Siz hiç öldürdüğü çocuklarının ve karısının üstünü yorganla örten cani gördünüz mü? Cani dediğin,  “pişmanım” ,  “pişman değilim”  der, namustan töreden falan bahseder ve bu duygulardan başka bir duygu izlenimi yüzünde yoktur. Bizimkine bakın bir kere! Borcunu ödeyememiş, kredi faizleri birikmiş, arabasını satmış olmamış, hamallık yapmış olmamış, sedirin üzerinde yatan çocuklarla kanepede yatan gencecik sevgili karısını güzelce boğmuş, üşümesinler diye de yorgan örtmüş.
Bu şefkatli halkı kim bu hale getirdi, çaresiz ve akılsız bıraktı? Şefkat yerinde duruyor, merhamet de duruyor ama onu kullanacak akıl, faiz borçlarıyla birlikte uçup gitmiş!
Ondan sonra siz; “dindar nesil” ,  “kindar nesil” , “sezaryen...”  laflarıyla hal çaresi bulmaya çalışıyorsunuz!
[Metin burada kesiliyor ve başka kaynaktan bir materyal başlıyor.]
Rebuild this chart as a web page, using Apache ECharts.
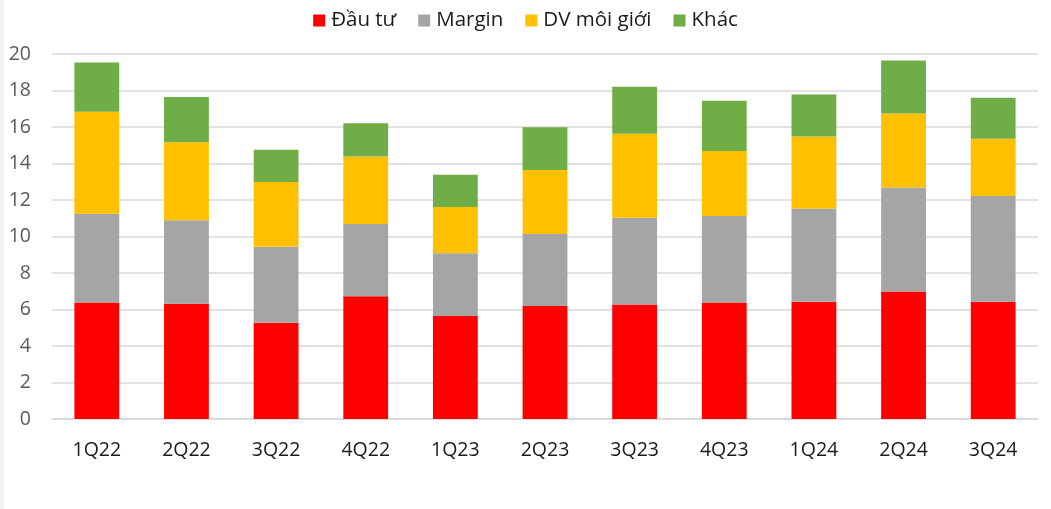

Bulamazsınız! Çünkü bir yerde haram paradan yalılar, köşkler, villalar, plazalar sahibi olurken bir yandan Öcalan’ın namaz kıldığını hatırlıyor ve bunu ilan ediyorsunuz.
Haram para... Haram parayla iflah olan hangi imparatorluğu gördünüz?  “Osmanlı’da ilk çöküş hadiseleri, Şemsi Paşa zamanında rüşvet alımıyla başladı”  diye söylenir ve dahi kadınların iktidara egemen olma ihtiraslarıyla.

 

***

 


Bir yandan coğrafyamızı bozdunuz... Coğrafyamızda Kandil denen bir yer mi vardı? Coğrafyamızda İmralı diye bir bölge adı mı vardı, bir ada adı söylemiyorum, bir “bölge” ?!.  Şimdi müzakereler İmralı ile Kandil’de yapılıyor. Kandil, Kuzey Irak’ta bir yer. Üstelik sevmediğimiz bir yer, üstelik toprağımız olmayan bir yer. Bize türlü türlü melanet saçan, cinayetlerin örgütlendiği kötü bir yer. İmralı da bundan farklı değil. Orada ne masumiyet, ne merhamet, ne iddia ettikleri gibi barışa dair bir emare var. Sadece; emperyalist bir odağın gölgesinde kurulacak, yeni bir emperyalist oluşum için yapılan bir hazırlık ve dökülen kanlar var. Bu; İmralı ve Kandil işi, Türk Halkı’nı, bozdukları coğrafyaya karşı “kör etme” işidir, “aptal etme” işidir.
İkisini de kabul etmiyoruz! Halkımızın şefkatli, merhametli kalbinden elinizi çekin, topraklarımızdan elinizi çekin! Kapatılan fabrikalarımızdan elinizi çekin! Faiz borçlarına dolaştırdığınız gücümüzü özgür bırakın! Ordumuzu yerli yerine koyun! Aydınlarımıza dokunmayın! Tiyatrolarımıza, sinemalarımıza ve her türlü sanatımıza karışmayın ve ayrıca Yeni Türkiye Cumhuriyeti heveslerinizi bırakın! Biz, hep yeni kalacak olan, eski Cumhuriyetimizi istiyoruz. Başından defolun!